LoRA (Low-Rank Adaptation) freezes the original model weights and adds small, trainable "adapter" matrices to the layers. Instead of changing the massive original weight matrix, LoRA learns a low-rank decomposition (two smaller matrices) that represents the necessary changes. QLoRA takes this further by quantizing the base model to 4-bit precision, drastically reducing VRAM usage while maintaining performance.
Why it matters
In production, updating a 70B parameter model requires industrial-grade GPU clusters. PEFT enables developers to customize state-of-the-art models on a single consumer GPU. This lowers the barrier to entry for domain-specific AI, reduces storage costs (since you only save the small adapter files, not a full model copy), and prevents "catastrophic forgetting" of the model's general knowledge.
Core concepts to master
- Rank (r): The dimension of the adapter matrices. A lower rank uses less memory but captures fewer nuances; a higher rank increases capacity but adds overhead.
- Quantization: The process of reducing the precision of weights (e.g., from 16-bit to 4-bit) to fit larger models into smaller memory footprints.

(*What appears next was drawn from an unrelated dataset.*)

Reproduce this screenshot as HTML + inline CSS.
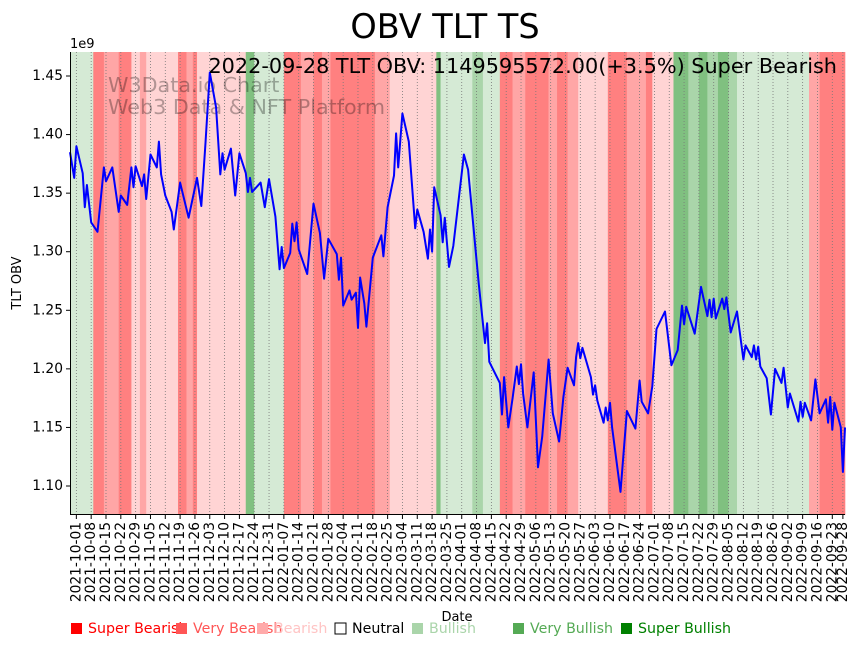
<!DOCTYPE html>
<html><head><meta charset="utf-8"><style>
body{margin:0;background:#fff;}
svg{display:block;font-family:"DejaVu Sans","Liberation Sans",sans-serif;}
</style></head><body>
<svg id="chart" width="864" height="646" viewBox="0 0 864 646" xmlns="http://www.w3.org/2000/svg">
<text x="445" y="38" font-size="33.5" text-anchor="middle">OBV TLT TS</text>
<text x="70" y="48" font-size="13">1e9</text>
<g id="bands"></g>
<g id="grid"></g>
<text x="108" y="92" font-size="20.7" fill="#000" fill-opacity="0.3">W3Data.io Chart</text>
<text x="108" y="114" font-size="20.7" fill="#000" fill-opacity="0.3">Web3 Data &amp; NFT Platform</text>
<path id="obvline" fill="none" stroke="#0000ff" stroke-width="2" stroke-linejoin="round"/>
<text x="837" y="73" font-size="20.8" text-anchor="end">2022-09-28 TLT OBV: 1149595572.00(+3.5%) Super Bearish</text>
<g id="yaxis"></g>
<g id="xaxis"></g>
<rect x="70" y="52" width="1" height="463" fill="#000"/>
<rect x="70" y="514" width="775" height="1" fill="#000"/>
<text transform="translate(21,283) rotate(-90)" font-size="13" text-anchor="middle">TLT OBV</text>
<text x="457" y="621" font-size="13" text-anchor="middle">Date</text>
<g id="legend"></g>
</svg>
<script>
const days=[0,2,3,6,7,8,10,13,16,17,20,23,24,27,29,30,31,34,35,36,38,41,42,43,45,48,49,52,56,60,62,64,66,69,71,72,73,76,78,80,83,84,85,86,90,92,94,97,99,100,101,104,105,106,107,108,112,115,118,120,122,126,127,128,129,132,133,135,136,137,139,140,143,147,148,150,153,154,155,157,160,163,164,167,169,170,171,172,175,176,177,179,181,186,188,193,196,197,198,203,204,205,207,209,211,212,213,214,216,219,221,223,226,228,231,233,235,238,239,240,241,242,246,247,248,249,252,253,254,255,256,260,263,267,269,270,273,275,277,281,284,287,289,290,291,295,298,301,302,303,304,305,308,309,310,312,315,318,319,322,323,324,325,326,329,331,333,336,337,339,340,344,345,346,347,350,352,354,357,358,359,360,361,364,365,366];
const obv=[1.385,1.363,1.390,1.367,1.338,1.357,1.325,1.317,1.372,1.360,1.372,1.334,1.348,1.340,1.372,1.355,1.373,1.356,1.366,1.345,1.383,1.372,1.394,1.366,1.348,1.334,1.319,1.359,1.329,1.363,1.339,1.393,1.453,1.423,1.366,1.384,1.370,1.388,1.348,1.384,1.367,1.351,1.363,1.351,1.359,1.338,1.362,1.330,1.285,1.304,1.286,1.299,1.324,1.309,1.325,1.302,1.281,1.341,1.316,1.277,1.311,1.298,1.276,1.295,1.254,1.267,1.259,1.265,1.235,1.278,1.256,1.236,1.295,1.314,1.296,1.338,1.365,1.401,1.372,1.418,1.394,1.320,1.336,1.317,1.294,1.319,1.300,1.355,1.331,1.308,1.329,1.287,1.305,1.383,1.370,1.273,1.222,1.239,1.206,1.188,1.161,1.193,1.150,1.175,1.202,1.187,1.204,1.179,1.150,1.197,1.116,1.142,1.208,1.162,1.138,1.176,1.201,1.186,1.210,1.222,1.209,1.218,1.193,1.178,1.186,1.173,1.154,1.167,1.156,1.171,1.150,1.095,1.164,1.149,1.190,1.172,1.162,1.185,1.234,1.249,1.203,1.216,1.254,1.238,1.253,1.230,1.270,1.245,1.259,1.244,1.260,1.243,1.260,1.251,1.261,1.231,1.249,1.208,1.220,1.210,1.220,1.208,1.219,1.202,1.192,1.161,1.200,1.188,1.201,1.167,1.179,1.155,1.172,1.159,1.171,1.156,1.191,1.162,1.174,1.154,1.176,1.148,1.171,1.150,1.112,1.150];
const bandStart=[0,11,16,23,29,33,36,51,55,58,60,83,87,101,109,115,119,123,144,151,173,175,190,195,203,209,215,226,230,235,240,254,263,272,275,285,292,297,301,306,311,315,349,354];
const bandEnd=[11,16,23,29,33,36,51,55,58,60,83,87,101,109,115,119,123,144,151,173,175,190,195,203,209,215,226,230,235,240,254,263,272,275,285,292,297,301,306,311,315,349,354,366];
const bandLevel=[1,-3,-2,-3,-1,-2,-1,-3,-2,-3,-1,3,1,-3,-2,-3,-2,-3,-2,-1,3,1,2,1,-3,-2,-3,-2,-3,-2,-1,-3,-2,-3,-1,3,2,3,2,3,2,1,-2,-3];
const yTicks=[1.10,1.15,1.20,1.25,1.30,1.35,1.40,1.45];
const tickDays=[3,10,17,24,31,38,45,52,59,66,73,80,87,94,101,108,115,122,129,136,143,150,157,164,171,178,185,192,199,206,213,220,227,234,241,248,255,262,269,276,283,290,297,304,311,318,325,332,339,346,353,360,365];
const tickLabels=["2021-10-01","2021-10-08","2021-10-15","2021-10-22","2021-10-29","2021-11-05","2021-11-12","2021-11-19","2021-11-26","2021-12-03","2021-12-10","2021-12-17","2021-12-24","2021-12-31","2022-01-07","2022-01-14","2022-01-21","2022-01-28","2022-02-04","2022-02-11","2022-02-18","2022-02-25","2022-03-04","2022-03-11","2022-03-18","2022-03-25","2022-04-01","2022-04-08","2022-04-15","2022-04-22","2022-04-29","2022-05-06","2022-05-13","2022-05-20","2022-05-27","2022-06-03","2022-06-10","2022-06-17","2022-06-24","2022-07-01","2022-07-08","2022-07-15","2022-07-22","2022-07-29","2022-08-05","2022-08-12","2022-08-19","2022-08-26","2022-09-02","2022-09-09","2022-09-16","2022-09-23","2022-09-28"];
const legendLabels=["Super Bearish","Very Bearish","Bearish","Neutral","Bullish","Very Bullish","Super Bullish"];
const legendColors=["#ff0000","#ff5555","#ffaaaa","none","#aad5aa","#55aa55","#008000"];
const legendX=[71,176,257,335,412,513,621];

const NS="http://www.w3.org/2000/svg";
const X0=70,X1=845,Y0=52,Y1=515,D0=0,D1=366;
function xs(d){return X0+(d-D0)/(D1-D0)*(X1-X0);}
function ys(v){return 486+(1.10-v)/0.05*58.57;}
function mk(tag,attrs,parent){const e=document.createElementNS(NS,tag);for(const k in attrs)e.setAttribute(k,attrs[k]);parent.appendChild(e);return e;}
const bandColor={"-3":"#ff8080","-2":"#ffa6a6","-1":"#ffd4d4","1":"#d5ead5","2":"#aad5aa","3":"#80c080"};
const gB=document.getElementById('bands');
for(let i=0;i<bandStart.length;i++){
  const r=mk('rect',{x:xs(bandStart[i]),y:Y0,width:xs(bandEnd[i])-xs(bandStart[i])+0.3,height:Y1-Y0,fill:bandColor[bandLevel[i]]},gB);
  
  
}
const gG=document.getElementById('grid'),gX=document.getElementById('xaxis');
for(let i=0;i<tickDays.length;i++){
  const x=xs(tickDays[i]);
  const l=mk('line',{x1:x,x2:x,y1:Y0,y2:Y1,stroke:'#777',"stroke-width":0.8,"stroke-dasharray":"1,2"},gG);
  
  
  const t=mk('line',{x1:x,x2:x,y1:Y1,y2:Y1+4,stroke:'#000'},gX);
  
  
  const tx=mk('text',{x:x,y:Y1+7,"font-size":13.8,"text-anchor":"end","dominant-baseline":"central",transform:`rotate(-90 ${x} ${Y1+7})`},gX);
  tx.textContent=tickLabels[i];
  
  
}
const gY=document.getElementById('yaxis');
yTicks.forEach(v=>{
  const y=ys(v);
  const t=mk('line',{x1:X0-4,x2:X0,y1:y,y2:y,stroke:'#000'},gY);
  
  
  const tx=mk('text',{x:X0-7,y:y,"font-size":13.8,"text-anchor":"end","dominant-baseline":"central"},gY);
  tx.textContent=v.toFixed(2);
  
  
});
let d='';
for(let i=0;i<days.length;i++){d+=(i?'L':'M')+xs(days[i]).toFixed(1)+','+ys(obv[i]).toFixed(1);}
document.getElementById('obvline').setAttribute('d',d);
const gL=document.getElementById('legend');
for(let i=0;i<legendLabels.length;i++){
  const sq=mk('rect',{x:legendX[i],y:623,width:11,height:11,fill:legendColors[i]==='none'?'#fff':legendColors[i],stroke:legendColors[i]==='none'?'#000':'none'},gL);
  
  
  const tx=mk('text',{x:legendX[i]+17,y:629,"font-size":14.2,"dominant-baseline":"central",fill:legendColors[i]==='none'?'#000':(i===2?'#ffc4c4':legendColors[i])},gL);
  tx.textContent=legendLabels[i];
  
  
}
</script>
</body></html>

- Weight Freezing: The practice of locking the base model's parameters so they remain unchanged during training.
- Merging: The ability to mathematically add the trained adapter weights back into the base model for zero-latency inference.
Common mistakes
- Overfitting: Choosing a rank that is too high for a small dataset, causing the model to memorize examples rather than learn patterns.
- Ignoring Base Model Quality: Assuming PEFT can fix a fundamentally broken base model; PEFT adapts existing knowledge, it doesn't replace the need for a strong foundation.
- Incorrect Scaling: Failing to tune the alpha parameter, which controls how much influence the adapter has over the original weights.
Track connection
This concept bridges the gap between Model Selection and Deployment. Once a base model is chosen, PEFT is the primary mechanism for specialization before the model is optimized for production via quantization and served to users.